Os nomes próprios podem ser pluralizados, como acontece com os apelidos: «os Maias», «os Távoras», «os Silvas». Do mesmo, diz-se «dois Licores Beirões», escrevendo o nome da marca em maiúsculas.

Ao contrário dos apelidos, cujos plurais designam indivíduos (por exemplo, «Afonso e Carlos são dois Maias»), o plural de Licor Beirão (como o de vinho do Porto ou simplesmente o de vinho ou água) é equivalente a «dois cálices de Licor Beirão», dado designar uma bebida, cuja quantificação se faz não por indivíduos mas por partes de um todo que correspondem a uma unidade de medida («um litro de Licor Beirão») ou à capacidade de um dado objecto («um copo, um cálice de Licor Beirão»). Por outras palavras, Licor Beirão comporta-se como outros nomes não contáveis (por exemplo, vinho em «copo de vinho» e água em «copo de água»).1

1Nomes não contáveis

são aqueles que «não podem designar partes singulares de conjuntos, são mais dificilmente pluralizáveis do que os nomes contáveis e, nos casos em que admitem variação de número (cf. água, ferro), a oposição singular/plural corresponde a diversidade de qualificações da entidade ou quantificações de porções delimitadas de matéria (cf. ferros).» (Mateus et aliae 2003: 219).

Pergunta:

Como designamos o substantivo que nos permite usar a designação da marca em vez do próprio objecto, por exemplo:

«Aquele senhor tem um grande Mercedes!» (Não significa que tenha, de facto, um carro da marca Mercedes mas que tem um carro bom)

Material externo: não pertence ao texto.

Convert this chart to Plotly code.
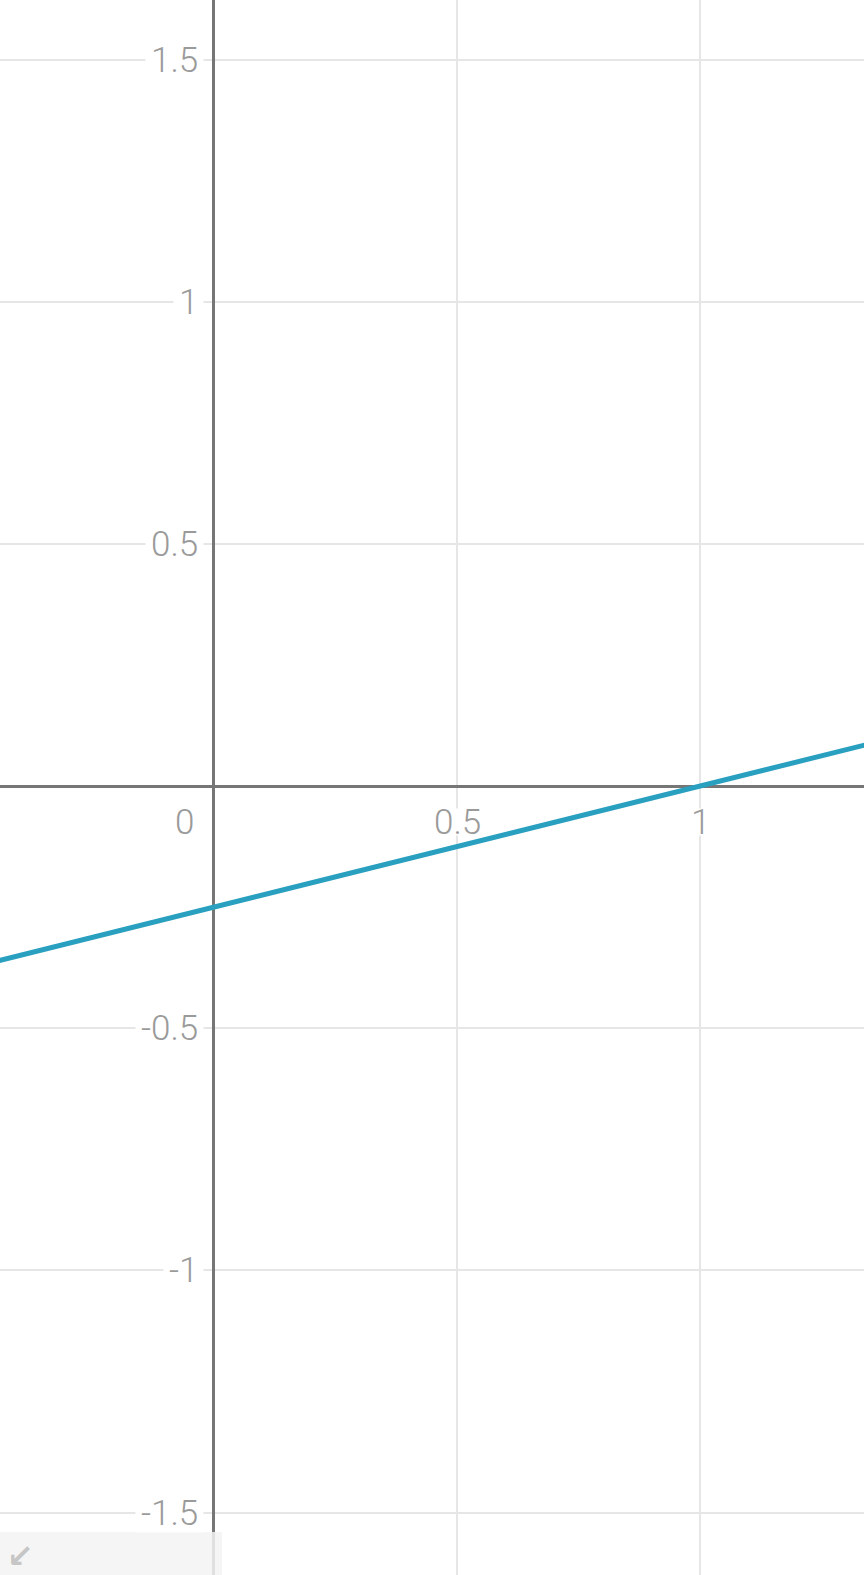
import plotly.graph_objects as go

# Line (passes through (1, 0), crosses y-axis at -0.25)
line_x = [-0.5, 0.0, 1.0, 1.5]
line_y = [-0.375, -0.25, 0.0, 0.125]

# Tick labels
x_tick_vals = [0.5, 1]
x_tick_text = ["0.5", "1"]
y_tick_vals = [1.5, 1, 0.5, -0.5, -1, -1.5]
y_tick_text = ["1.5", "1", "0.5", "-0.5", "-1", "-1.5"]

W, H = 864, 1575
x_range = [-0.440, 1.337]
y_range = [-1.629, 1.623]

LABEL_FONT = dict(family="Roboto, Open Sans, sans-serif", size=35, color="#9a9a9a", weight=300)

fig = go.Figure()
fig.add_trace(go.Scatter(
    x=line_x, y=line_y, mode="lines",
    line=dict(color="#29a0bf", width=5),
    hoverinfo="skip", showlegend=False,
))

annotations = []
for v, t in zip(y_tick_vals, y_tick_text):
    annotations.append(dict(
        x=0, y=v, xref="x", yref="y", text=t, showarrow=False,
        xanchor="right", yanchor="middle", xshift=-10,
        bgcolor="white", borderpad=5, height=28, font=LABEL_FONT,
    ))
for v, t in zip(x_tick_vals, x_tick_text):
    annotations.append(dict(
        x=v, y=0, xref="x", yref="y", text=t, showarrow=False,
        xanchor="center", yanchor="middle", yshift=-36,
        bgcolor="white", borderpad=0, height=26, font=LABEL_FONT,
    ))
annotations.append(dict(
    x=0, y=0, xref="x", yref="y", text="0", showarrow=False,
    xanchor="center", yanchor="middle", xshift=-29, yshift=-36,
    font=LABEL_FONT,
))
# zoom-control icon in the bottom-left corner
annotations.append(dict(
    x=0.006, y=0.0, xref="paper", yref="paper", text="<b>↙</b>", showarrow=False,
    xanchor="left", yanchor="bottom", yshift=-2,
    font=dict(family="DejaVu Sans", size=32, color="#c6c6c6"),
))

fig.update_layout(
    width=W, height=H,
    margin=dict(l=0, r=0, t=0, b=0),
    paper_bgcolor="white", plot_bgcolor="white",
    showlegend=False,
    annotations=annotations,
    shapes=[dict(
        type="rect", xref="paper", yref="paper",
        x0=0, x1=222 / W, y0=0, y1=43 / H,
        fillcolor="rgba(243,243,243,0.85)",
        line=dict(width=0), layer="above",
    )],
)
fig.update_xaxes(
    range=x_range, dtick=0.5, tick0=0,
    showgrid=True, gridcolor="#e6e6e6", gridwidth=1.5,
    zeroline=True, zerolinecolor="#767676", zerolinewidth=3,
    showticklabels=False, ticks="", showline=False, fixedrange=True,
)
fig.update_yaxes(
    range=y_range, dtick=0.5, tick0=0,
    showgrid=True, gridcolor="#e6e6e6", gridwidth=1.5,
    zeroline=True, zerolinecolor="#767676", zerolinewidth=3,
    showticklabels=False, ticks="", showline=False, fixedrange=True,
)

fig.write_html(
    "out.html",
    config={"displayModeBar": False},
    post_script="document.body.style.margin='0px';document.body.style.overflow='hidden';",
)
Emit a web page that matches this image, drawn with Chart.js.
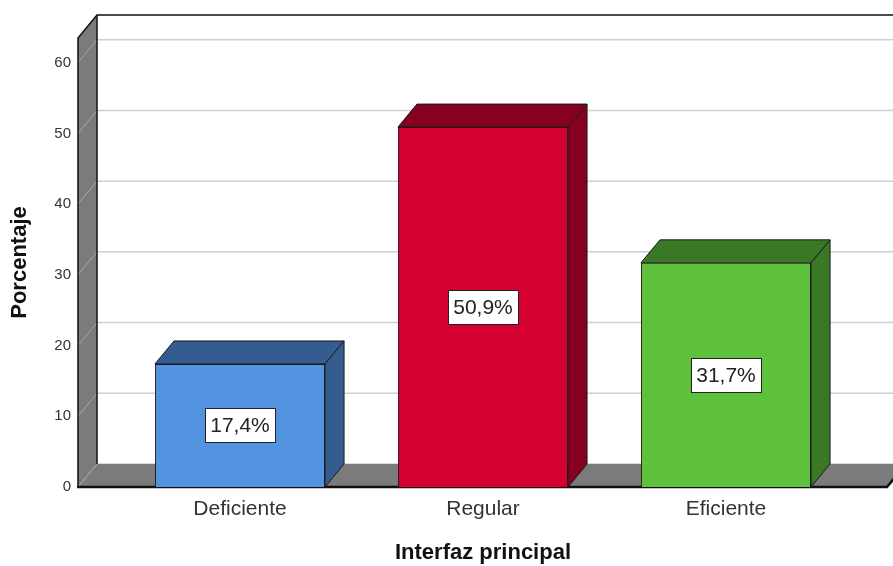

«Este Kispo é quentinho!» (Em vez de casaco impermeável)

«Preciso do Skip!» (Preciso de detergente para a roupa, não quer dizer que seja obrigatoriamente desta marca)

Por exemplo, em inglês, quando dizemos que precisamos de um Hoover, significa que queremos um aspirador.

Obrigada.

Resposta:

São exemplos de derivação imprópria ou de conversão lexical. Consistem na mudança de categoria e de significado de uma palavra: os nomes próprios Mercedes, Kispo e Skip passam a ser usados como nomes comuns. Esta mudança acarreta o emprego de iniciais minúsculas: "mercedes", "kispo" e "skip".

Contudo, duas destas formas, "kispo" e "skip", podem defrontar-se com alguns problemas por causa da forma e grafias estrangeiras. Recorde-se que, mesmo à luz do novo Acordo Ortográfico, só se usam as letras k, w e y  em nomes próprios e seus derivados, por um lado, e em siglas, símbolos e nomes de «unidades de medida de curso internacional», por outro; não é o caso de "skip" e "kispo", que requererão um processo prolongado de lexicalização que permita o seu aportuguesamento.